Niemal do północy nie było wody w kranach. To skutek braku prądu w ujęciu wody z powodu awarii. Po wymianie spalonego mostka ruszyły pompy.

Konar drzewa leży na ulicy Grota-Roweckiego. Blokuje skręt z Kilińskiego w Grota (w stronę parku Wolności). Służby drogowe od rana usuwają gałęzie i konar.

Szalejący wiatr był na tyle silny, że powalił drzewa na kilku pabianickich ulicach. Drzewa przewróciły się na chodnik m.in. na ul. Moniuszki przy Śniadeckiego, na ul. Cichej między Moniuszki a Skłodowską, przy ul. Wileńskiej 30 oraz ul. Konopnej 18, a także na ul. P. Skargi przy Nawrockiego. Burza nie oszczędziła również Bulwarów Kruschego, gdzie wiatr powalił dwa drzewa.

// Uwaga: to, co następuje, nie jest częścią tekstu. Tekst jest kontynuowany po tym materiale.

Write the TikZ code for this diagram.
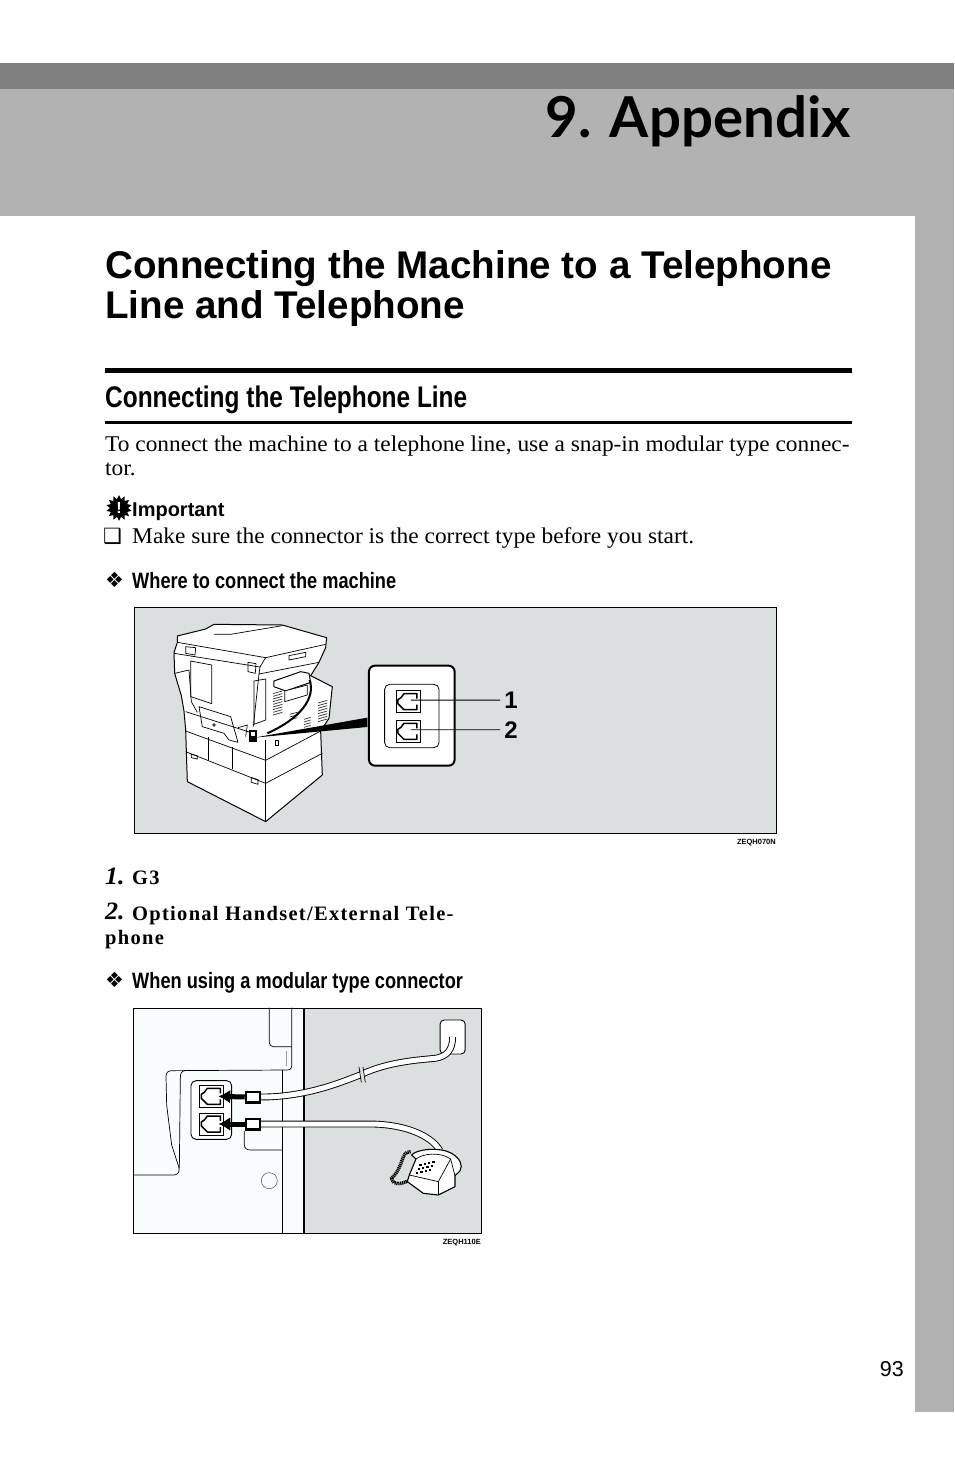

Na ulicy Kaplicznej drzewo zerwało linię energetyczną i przygniotło samochód. Równie poważnie uszkodzona jest linia energetyczna na rogu Kilińskiego i Grota. W kilku punktach miasta wciąż nie ma prądu. Pracownicy zakładu energetycznego starają się usunąć awarie.